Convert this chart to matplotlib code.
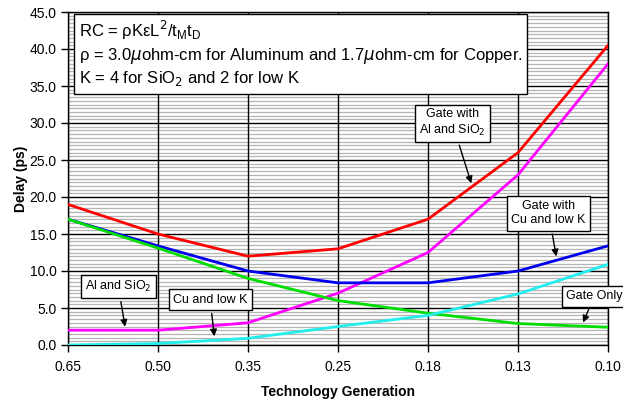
import matplotlib.pyplot as plt
import numpy as np
from matplotlib.ticker import MultipleLocator, FormatStrFormatter

plt.rcParams['font.family'] = ['Liberation Sans', 'DejaVu Sans']

generations = ['0.65', '0.50', '0.35', '0.25', '0.18', '0.13', '0.10']

gate_al_sio2 = [19.0, 15.0, 12.0, 13.0, 17.0, 26.0, 40.5]
al_sio2 = [2.0, 2.0, 3.0, 7.0, 12.5, 23.0, 38.0]
gate_cu_lowk = [17.0, 13.4, 10.0, 8.4, 8.4, 10.0, 13.4]
gate_only = [17.0, 13.1, 9.0, 6.0, 4.3, 2.9, 2.4]
cu_lowk = [0.0, 0.2, 0.9, 2.5, 4.0, 6.9, 10.9]

fig = plt.figure(figsize=(6.23, 4.0), dpi=100)
ax = fig.add_axes([0.109, 0.1375, 0.867, 0.8325])

x = np.arange(len(generations))

# grid: light minor lines every 0.5, black major lines
ax.yaxis.set_major_locator(MultipleLocator(5))
ax.yaxis.set_minor_locator(MultipleLocator(0.5))
ax.yaxis.set_major_formatter(FormatStrFormatter('%.1f'))
ax.grid(which='minor', axis='y', color='#b4b4b4', lw=0.9, zorder=0)
ax.grid(which='major', axis='y', color='black', lw=1.0, zorder=0.5)
for xi in x:
    ax.axvline(xi, color='black', lw=1.0, zorder=0.6)
ax.set_axisbelow(True)

ax.plot(x, gate_al_sio2, color='#ff0000', lw=2, zorder=3)
ax.plot(x, al_sio2, color='#ff00ff', lw=2, zorder=3)
ax.plot(x, gate_cu_lowk, color='#0000ee', lw=2, zorder=3)
ax.plot(x, gate_only, color='#00dd00', lw=2, zorder=3)
ax.plot(x, cu_lowk, color='#22eeee', lw=2, zorder=3)

ax.set_xlim(0, 6)
ax.set_ylim(0, 45)
ax.set_xticks(x)
ax.set_xticklabels(generations)
ax.tick_params(axis='both', which='major', direction='out', length=5, width=1,
               labelsize=10)
ax.tick_params(axis='x', pad=6)
ax.tick_params(axis='y', pad=3)
ax.tick_params(axis='y', which='minor', length=0)
for s in ax.spines.values():
    s.set_linewidth(1.0)

ax.set_xlabel('Technology Generation', fontsize=10, fontweight='bold', labelpad=8)
ax.set_ylabel('Delay (ps)', fontsize=10, fontweight='bold', labelpad=1)

box = dict(boxstyle='square,pad=0.35', fc='white', ec='black', lw=1)
ax.text(0.12, 44.0,
        'RC = ρKεL$^2$/t$_\\mathregular{M}$t$_\\mathregular{D}$\n'
        'ρ = 3.0$\\mathit{μ}$ohm-cm for Aluminum and 1.7$\\mathit{μ}$ohm-cm for Copper.\n'
        'K = 4 for SiO$_2$ and 2 for low K',
        fontsize=12, va='top', ha='left', linespacing=1.25, zorder=5,
        bbox=dict(boxstyle='square,pad=0.3', fc='white', ec='black', lw=1))

arrow = dict(arrowstyle='-|>', color='black', lw=1, mutation_scale=10)
ax.annotate('Gate with\nAl and SiO$_2$', xy=(4.49, 21.5), xytext=(4.27, 30.0),
            fontsize=9, ha='center', va='center', bbox=box, arrowprops=arrow, zorder=5)
ax.annotate('Gate with\nCu and low K', xy=(5.43, 11.6), xytext=(5.34, 17.8),
            fontsize=9, ha='center', va='center', bbox=box, arrowprops=arrow, zorder=5)
ax.annotate('Gate Only', xy=(5.71, 2.7), xytext=(5.85, 6.6),
            fontsize=9, ha='center', va='center', bbox=box, arrowprops=arrow, zorder=5)
ax.annotate('Al and SiO$_2$', xy=(0.64, 2.1), xytext=(0.56, 7.9),
            fontsize=9, ha='center', va='center', bbox=box, arrowprops=arrow, zorder=5)
ax.annotate('Cu and low K', xy=(1.63, 0.8), xytext=(1.58, 6.1),
            fontsize=9, ha='center', va='center', bbox=box, arrowprops=arrow, zorder=5)

fig.savefig('out.png', dpi=100)
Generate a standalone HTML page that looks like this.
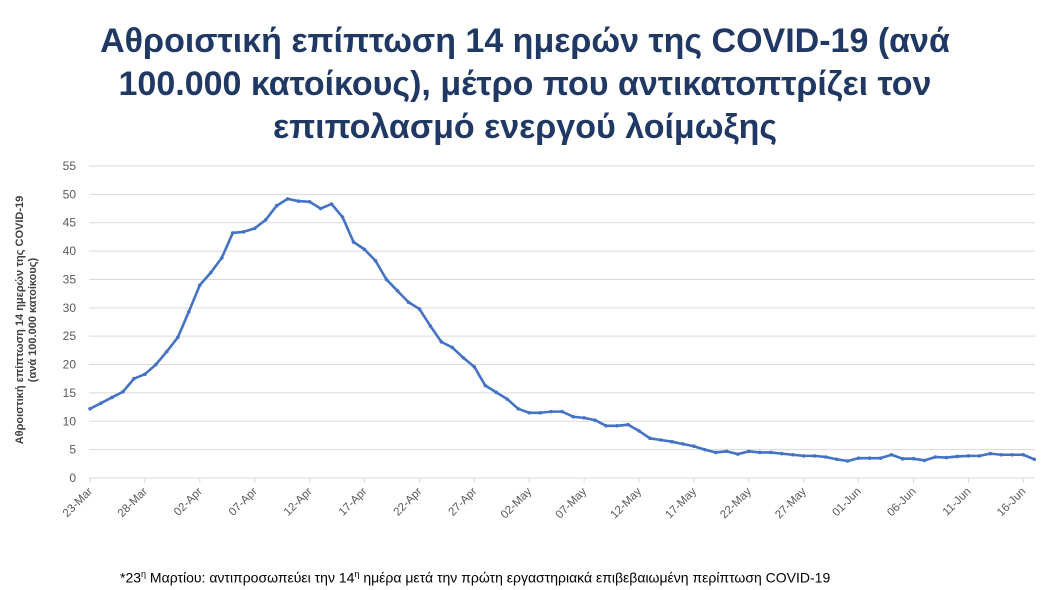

____________________

▶ **Aim of the task**
Write out nothing but the lines from the start of the data through the line with "x = np.arange(len(generations))". Leave out the pictures.

▶ **Response below**
Convert this chart to matplotlib code.
import matplotlib.pyplot as plt
import numpy as np
from matplotlib.ticker import MultipleLocator, FormatStrFormatter

plt.rcParams['font.family'] = ['Liberation Sans', 'DejaVu Sans']

generations = ['0.65', '0.50', '0.35', '0.25', '0.18', '0.13', '0.10']

gate_al_sio2 = [19.0, 15.0, 12.0, 13.0, 17.0, 26.0, 40.5]
al_sio2 = [2.0, 2.0, 3.0, 7.0, 12.5, 23.0, 38.0]
gate_cu_lowk = [17.0, 13.4, 10.0, 8.4, 8.4, 10.0, 13.4]
gate_only = [17.0, 13.1, 9.0, 6.0, 4.3, 2.9, 2.4]
cu_lowk = [0.0, 0.2, 0.9, 2.5, 4.0, 6.9, 10.9]

fig = plt.figure(figsize=(6.23, 4.0), dpi=100)
ax = fig.add_axes([0.109, 0.1375, 0.867, 0.8325])

x = np.arange(len(generations))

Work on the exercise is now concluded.